If you’re a leader you will receive criticism. The only people who are immune from criticism are people who fail to take action, express an opinion, make an argument, or create something. In many ways, receiving criticism is a sign that you’re making a contribution to your organization, your church, or to society. Criticism is not necessarily the mark of a dysfunction organizational culture, although it can be. In many ways, the absence of criticism (disagreement) can be more symptomatic of organizational dysfunction.
The ability to effectively deal with criticism is a critical competency for leaders, especially for leaders of public organizations (like churches) that include people from a variety of backgrounds and fundamental beliefs. Not handling criticism well often leads to very public flameouts.
I’ve had my fair share of criticism over the years from more than one source and in more than one context. Dealing with criticism can be very difficult, especially it is about something that matters deeply to you. It can be tempting to throw in the towel. However, the places where we are most vulnerable to criticism, the places we care about most deeply, are also the places where we are most needed to invest ourselves.
In light of that I offer five ways to handle public criticism:
1. Do your due diligence.
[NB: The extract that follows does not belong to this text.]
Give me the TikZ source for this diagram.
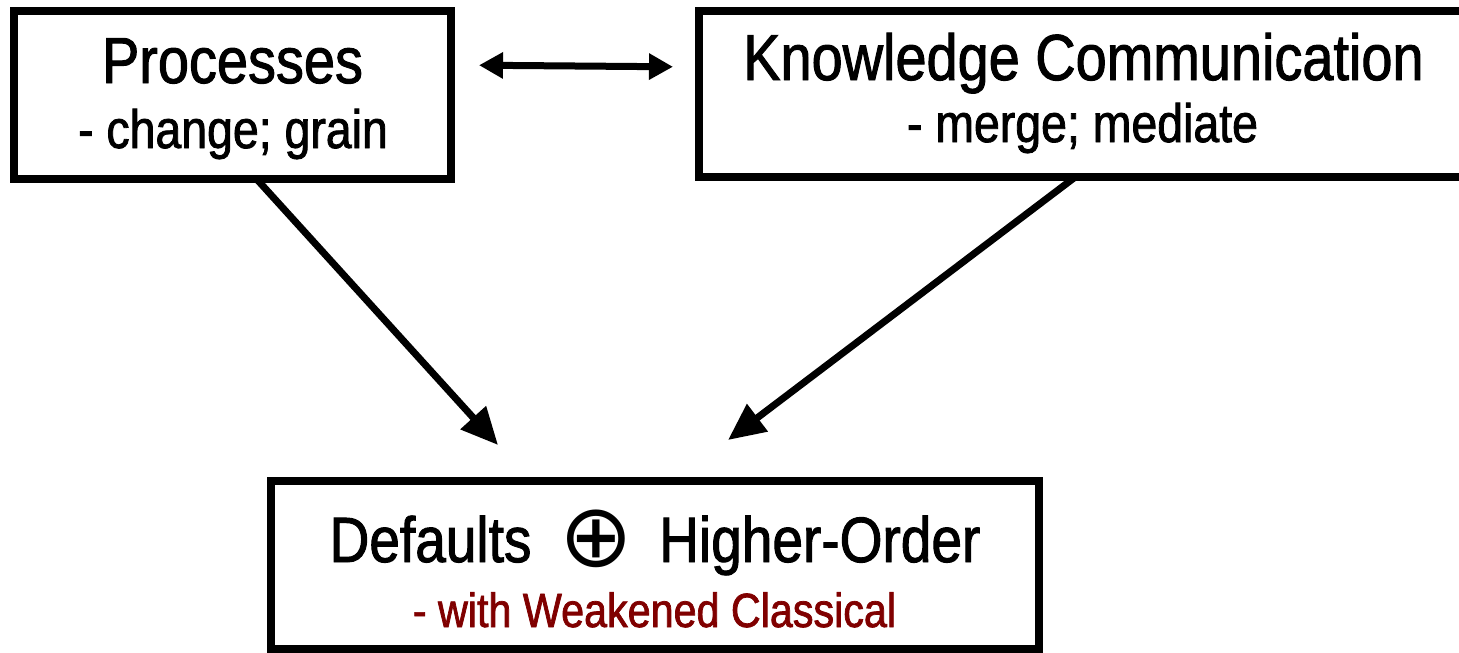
\documentclass[tikz,border=0pt]{standalone}
\usepackage{fontspec}
\setmainfont{Liberation Sans}[FakeStretch=0.86, FakeBold=1.5]
\newfontfamily\symfont{DejaVu Sans}
\usetikzlibrary{arrows.meta}
\definecolor{darkred}{RGB}{128,0,0}
\tikzset{
  box/.style={draw=black, line width=8pt, inner sep=0pt, outer sep=0pt, fill=none},
  titletxt/.style={anchor=base, inner sep=0pt, font=\fontsize{65}{70}\selectfont},
  subtxt/.style={anchor=base, inner sep=0pt, font=\fontsize{54}{60}\selectfont},
  redtxt/.style={anchor=base, inner sep=0pt, text=darkred, font=\fontsize{48}{54}\selectfont},
  diagarr/.style={line width=7pt, -{Triangle[length=37pt,width=33pt]}},
  dblarr/.style={line width=7pt, {Triangle[length=24pt,width=25pt]}-{Triangle[length=24pt,width=25pt]}}
}
\begin{document}
\begin{tikzpicture}[x=1pt,y=-1pt]
\useasboundingbox (0,0) rectangle (1459,653);
% boxes
\node[box, minimum width=437pt, minimum height=168pt] (proc) at (232.5,95) {};
\node[box, minimum width=767pt, minimum height=166pt] (know) at (1082.5,94) {};
\node[box, minimum width=768pt, minimum height=168pt] (def) at (655,565) {};
% texts
\node[titletxt] (proct) at (232.5,83) {Processes};
\node[subtxt] (procs) at (233,148) {- change; grain};
\node[titletxt] (knowt) at (1083.5,80) {Knowledge Communication};
\node[subtxt] (knows) at (1082.5,142) {- merge; mediate};
\node[titletxt, font=\fontsize{64}{70}\selectfont] (deft) at (655,562) {Defaults\hspace{28pt}\raisebox{-4pt}{\symfont\fontsize{88}{90}\selectfont ⊕}\hspace{26pt}Higher-Order};
\node[redtxt] (defs) at (654.5,627) {- with Weakened Classical};
% connectors
\coordinate (e1) at (498,445);
\coordinate (e2) at (728,440);
\draw[diagarr] (proc.-74) -- (e1);
\draw[diagarr] (know.-95) -- (e2);
\draw[dblarr, shorten <=28pt, shorten >=26pt] ([yshift=30pt]proc.east) -- ([yshift=27pt]know.west);
\end{tikzpicture}
\end{document}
Think about what criticism may arise around your decision. Are they merited? Is the cost of the criticism greater than the value of the decision? Think about this before you place yourself out there so it will be settled in your mind.
2. Get the advice of trusted counselors. There is wisdom in a multitude of counsellors so make sure that you run your idea by several friends who can help you think through your decision.
3. Filter the voices. You need to think, in advance, about who are the voices you will listen to. If you have settled 1 and 2 it will be easier to deal with number 3. Don’t listen to any old Tom, Dick, and Harry as the English say. There will be online chatter. Some of it will be criticism that is helpful and constructive and offered in a generous spirit. Some will simply be snarky. You cannot defend your decision against all voices–choose well the voices you will engage.
4. Take action or make changes when appropriate. Sometimes you will have to change your decision based on the reality in the organization in which you lead. Don’t rush to do this and do not make your default a willingness to change as soon as there is push back. Do, however, have an idea of what or who will influence you to rethink a decision. When necessary, be willing to make a course alteration.
5. Own your decision. Nothing is more counterproductive than failing to own a decision. Often this comes in the form of blaming others for a change of course (#4) that you feel coerced into. If you change your mind, backtrack, or otherwise alter your course, admit that. If you’re not wrong, don’t back down. If you do back down, don’t play the victim. Simply state that given reality on the ground, you’ve decided to pursue a different direction.